-- start --

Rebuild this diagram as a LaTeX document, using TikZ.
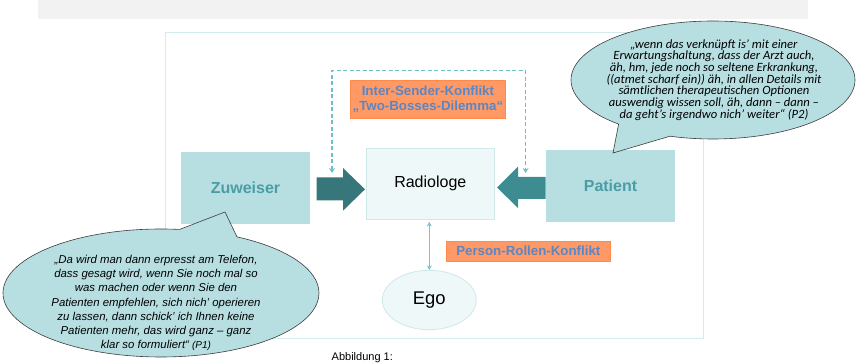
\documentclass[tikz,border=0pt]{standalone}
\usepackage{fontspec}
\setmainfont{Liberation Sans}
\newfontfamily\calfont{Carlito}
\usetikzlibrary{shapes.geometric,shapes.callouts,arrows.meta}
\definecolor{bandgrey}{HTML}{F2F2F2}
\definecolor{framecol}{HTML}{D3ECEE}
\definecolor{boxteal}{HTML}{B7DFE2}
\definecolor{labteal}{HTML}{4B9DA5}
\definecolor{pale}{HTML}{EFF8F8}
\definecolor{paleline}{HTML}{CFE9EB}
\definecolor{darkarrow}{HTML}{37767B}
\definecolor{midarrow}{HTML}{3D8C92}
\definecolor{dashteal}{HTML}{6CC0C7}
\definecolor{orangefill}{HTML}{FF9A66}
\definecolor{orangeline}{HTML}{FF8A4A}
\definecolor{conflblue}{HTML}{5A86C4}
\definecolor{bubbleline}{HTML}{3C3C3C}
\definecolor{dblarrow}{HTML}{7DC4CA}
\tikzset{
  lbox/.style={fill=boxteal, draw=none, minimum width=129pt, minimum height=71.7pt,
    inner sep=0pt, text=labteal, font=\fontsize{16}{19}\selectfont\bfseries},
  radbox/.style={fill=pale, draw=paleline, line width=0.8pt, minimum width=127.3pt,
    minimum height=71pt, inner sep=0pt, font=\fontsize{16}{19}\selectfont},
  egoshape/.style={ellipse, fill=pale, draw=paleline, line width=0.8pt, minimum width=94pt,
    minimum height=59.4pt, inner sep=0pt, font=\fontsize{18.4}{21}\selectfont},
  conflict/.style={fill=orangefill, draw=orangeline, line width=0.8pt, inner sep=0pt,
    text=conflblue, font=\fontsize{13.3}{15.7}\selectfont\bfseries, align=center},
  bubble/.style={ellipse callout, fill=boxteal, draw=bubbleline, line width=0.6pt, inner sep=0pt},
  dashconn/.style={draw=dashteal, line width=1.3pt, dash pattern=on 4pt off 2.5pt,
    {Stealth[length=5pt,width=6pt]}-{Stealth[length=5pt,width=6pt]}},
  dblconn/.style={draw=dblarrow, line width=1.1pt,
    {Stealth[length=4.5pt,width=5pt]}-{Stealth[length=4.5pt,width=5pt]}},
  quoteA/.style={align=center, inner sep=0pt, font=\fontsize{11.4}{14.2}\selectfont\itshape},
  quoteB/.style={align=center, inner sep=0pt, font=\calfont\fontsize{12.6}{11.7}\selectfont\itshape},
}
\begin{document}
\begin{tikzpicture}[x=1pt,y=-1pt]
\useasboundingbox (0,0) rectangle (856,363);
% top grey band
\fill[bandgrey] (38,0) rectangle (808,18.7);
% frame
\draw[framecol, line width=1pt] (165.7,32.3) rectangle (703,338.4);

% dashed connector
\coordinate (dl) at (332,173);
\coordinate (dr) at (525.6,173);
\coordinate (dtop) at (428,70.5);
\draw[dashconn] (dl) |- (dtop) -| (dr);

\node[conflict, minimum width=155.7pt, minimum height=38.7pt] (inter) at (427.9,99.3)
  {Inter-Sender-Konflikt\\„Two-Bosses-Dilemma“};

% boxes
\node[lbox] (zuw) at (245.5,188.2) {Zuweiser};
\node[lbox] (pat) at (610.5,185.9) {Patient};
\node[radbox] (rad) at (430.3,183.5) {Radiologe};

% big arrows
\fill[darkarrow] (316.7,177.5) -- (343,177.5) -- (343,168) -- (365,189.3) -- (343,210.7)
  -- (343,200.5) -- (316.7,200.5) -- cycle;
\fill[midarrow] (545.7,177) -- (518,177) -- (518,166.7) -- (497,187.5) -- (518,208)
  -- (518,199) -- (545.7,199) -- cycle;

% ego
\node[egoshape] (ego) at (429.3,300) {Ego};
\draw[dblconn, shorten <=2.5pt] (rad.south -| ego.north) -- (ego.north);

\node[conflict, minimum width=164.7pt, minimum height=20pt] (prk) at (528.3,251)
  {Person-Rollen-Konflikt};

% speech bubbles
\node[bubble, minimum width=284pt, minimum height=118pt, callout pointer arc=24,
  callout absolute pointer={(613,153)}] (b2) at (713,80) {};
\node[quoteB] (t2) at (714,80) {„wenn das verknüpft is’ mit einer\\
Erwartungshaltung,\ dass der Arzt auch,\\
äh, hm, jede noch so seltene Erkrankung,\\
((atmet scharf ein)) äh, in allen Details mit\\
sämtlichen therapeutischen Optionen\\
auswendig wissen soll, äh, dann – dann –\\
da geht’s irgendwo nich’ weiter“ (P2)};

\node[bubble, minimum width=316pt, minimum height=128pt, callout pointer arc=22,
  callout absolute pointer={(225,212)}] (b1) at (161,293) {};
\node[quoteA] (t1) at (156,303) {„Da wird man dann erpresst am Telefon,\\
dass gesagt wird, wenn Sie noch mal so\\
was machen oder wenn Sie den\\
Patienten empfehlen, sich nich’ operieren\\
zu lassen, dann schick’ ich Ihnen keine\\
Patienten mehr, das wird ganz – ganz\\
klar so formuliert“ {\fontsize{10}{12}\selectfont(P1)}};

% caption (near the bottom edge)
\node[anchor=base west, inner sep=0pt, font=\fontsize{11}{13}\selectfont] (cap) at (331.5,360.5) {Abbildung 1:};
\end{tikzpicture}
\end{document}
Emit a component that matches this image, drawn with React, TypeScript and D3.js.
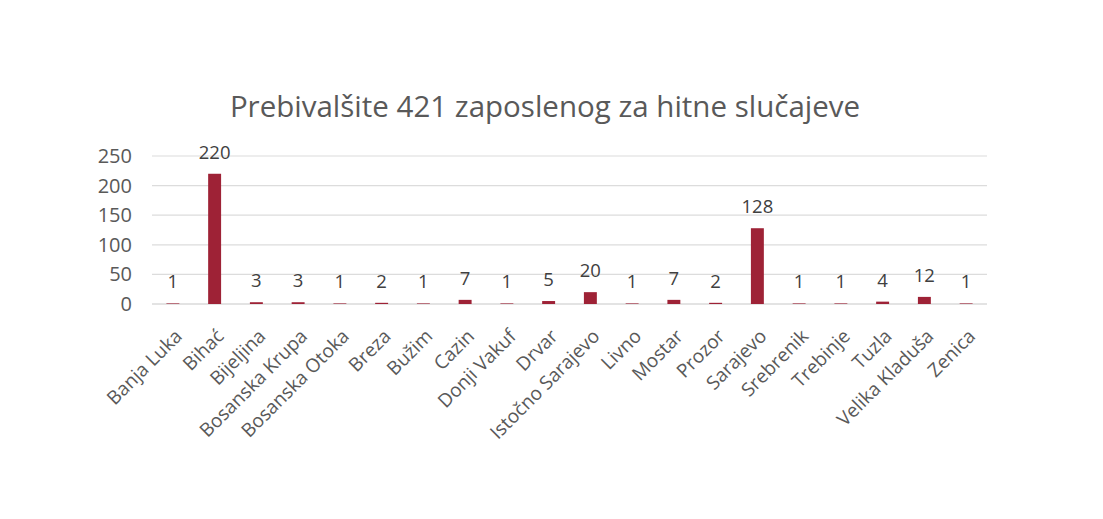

-- end --
-- start --

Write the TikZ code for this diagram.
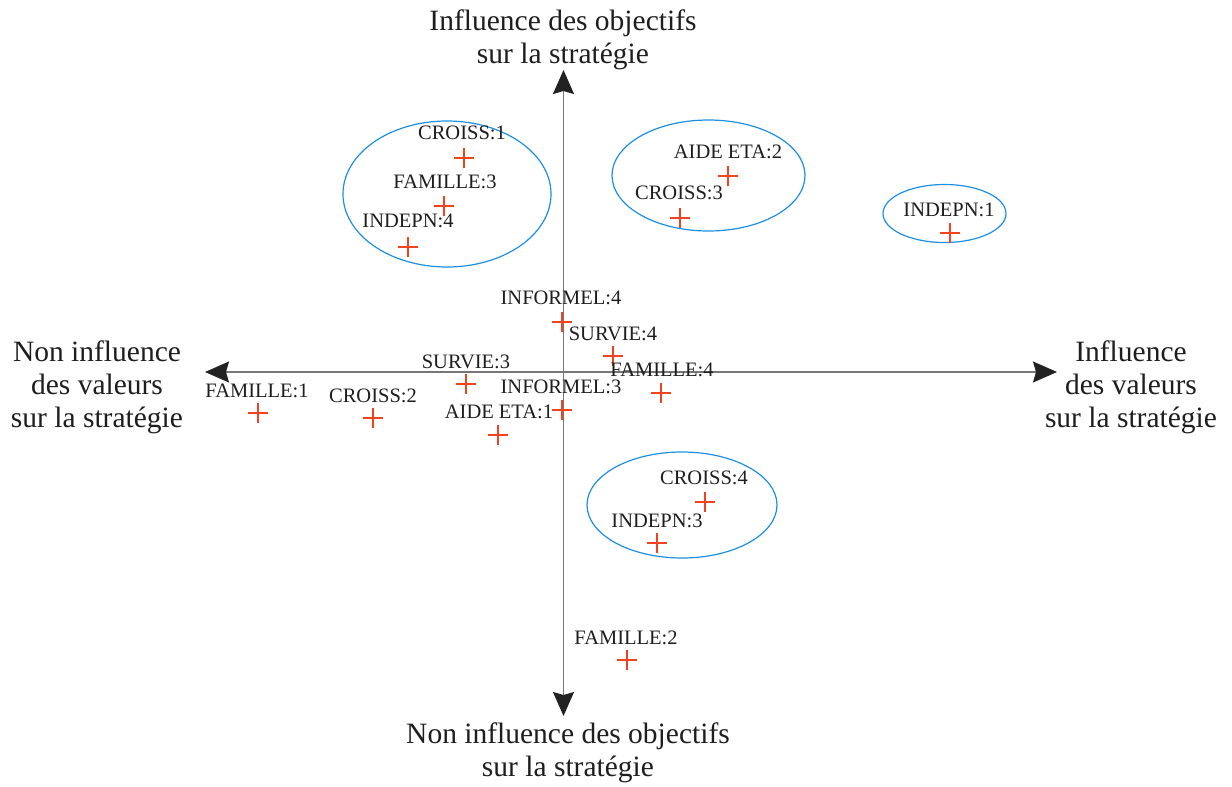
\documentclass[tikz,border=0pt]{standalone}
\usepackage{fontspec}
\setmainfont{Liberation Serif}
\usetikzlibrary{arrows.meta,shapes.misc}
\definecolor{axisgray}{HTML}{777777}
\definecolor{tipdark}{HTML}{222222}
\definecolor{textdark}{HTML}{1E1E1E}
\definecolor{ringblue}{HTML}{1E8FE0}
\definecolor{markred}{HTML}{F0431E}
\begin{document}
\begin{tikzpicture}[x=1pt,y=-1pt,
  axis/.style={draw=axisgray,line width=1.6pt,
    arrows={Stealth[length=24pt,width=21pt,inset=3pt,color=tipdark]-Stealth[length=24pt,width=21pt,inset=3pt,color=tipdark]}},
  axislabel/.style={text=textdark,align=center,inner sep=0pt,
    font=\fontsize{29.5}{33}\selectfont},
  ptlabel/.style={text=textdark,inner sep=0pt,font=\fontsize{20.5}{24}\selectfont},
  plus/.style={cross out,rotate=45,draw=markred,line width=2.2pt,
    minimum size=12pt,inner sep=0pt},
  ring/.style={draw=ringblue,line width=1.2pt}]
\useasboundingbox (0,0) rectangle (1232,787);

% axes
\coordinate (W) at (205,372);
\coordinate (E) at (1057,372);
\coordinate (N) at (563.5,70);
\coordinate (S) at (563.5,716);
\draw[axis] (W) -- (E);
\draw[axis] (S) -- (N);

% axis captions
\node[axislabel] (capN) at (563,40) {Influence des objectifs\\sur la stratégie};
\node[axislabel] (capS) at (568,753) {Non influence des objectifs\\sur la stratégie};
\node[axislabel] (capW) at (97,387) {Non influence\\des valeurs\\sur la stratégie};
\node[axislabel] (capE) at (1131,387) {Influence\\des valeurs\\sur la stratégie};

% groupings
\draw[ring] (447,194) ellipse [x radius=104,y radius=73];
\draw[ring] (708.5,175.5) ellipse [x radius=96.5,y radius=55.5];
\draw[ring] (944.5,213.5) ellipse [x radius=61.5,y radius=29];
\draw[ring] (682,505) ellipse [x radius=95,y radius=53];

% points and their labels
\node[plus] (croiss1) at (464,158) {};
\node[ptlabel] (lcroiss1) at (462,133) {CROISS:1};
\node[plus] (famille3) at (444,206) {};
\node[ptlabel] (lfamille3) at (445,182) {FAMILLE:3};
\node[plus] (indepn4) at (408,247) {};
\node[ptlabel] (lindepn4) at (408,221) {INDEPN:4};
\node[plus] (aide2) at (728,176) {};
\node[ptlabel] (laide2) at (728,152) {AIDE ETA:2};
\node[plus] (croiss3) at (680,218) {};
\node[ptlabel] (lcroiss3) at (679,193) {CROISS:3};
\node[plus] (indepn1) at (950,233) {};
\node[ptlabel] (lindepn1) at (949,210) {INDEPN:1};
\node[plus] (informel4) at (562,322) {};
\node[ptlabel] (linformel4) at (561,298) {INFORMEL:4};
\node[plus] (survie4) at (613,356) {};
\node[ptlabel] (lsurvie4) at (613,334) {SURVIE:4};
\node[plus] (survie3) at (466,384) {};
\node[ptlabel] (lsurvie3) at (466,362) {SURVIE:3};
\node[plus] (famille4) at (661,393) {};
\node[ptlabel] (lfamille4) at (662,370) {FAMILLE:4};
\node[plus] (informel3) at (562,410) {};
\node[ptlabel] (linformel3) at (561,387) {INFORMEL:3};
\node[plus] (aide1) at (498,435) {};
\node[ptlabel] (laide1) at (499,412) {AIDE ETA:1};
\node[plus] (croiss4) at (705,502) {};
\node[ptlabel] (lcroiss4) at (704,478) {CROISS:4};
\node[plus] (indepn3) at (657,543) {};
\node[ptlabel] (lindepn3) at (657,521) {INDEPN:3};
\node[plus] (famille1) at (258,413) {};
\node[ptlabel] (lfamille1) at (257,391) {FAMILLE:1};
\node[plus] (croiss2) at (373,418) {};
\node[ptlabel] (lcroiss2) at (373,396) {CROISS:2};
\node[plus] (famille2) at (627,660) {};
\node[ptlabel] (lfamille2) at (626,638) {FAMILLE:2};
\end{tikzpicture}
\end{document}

-- end --

Search the entries for the string "this" and collect each line that has it.

Rebuild this diagram as a LaTeX document, using TikZ.
Emit a component that matches this image, drawn with React, TypeScript and D3.js.
Write the TikZ code for this diagram.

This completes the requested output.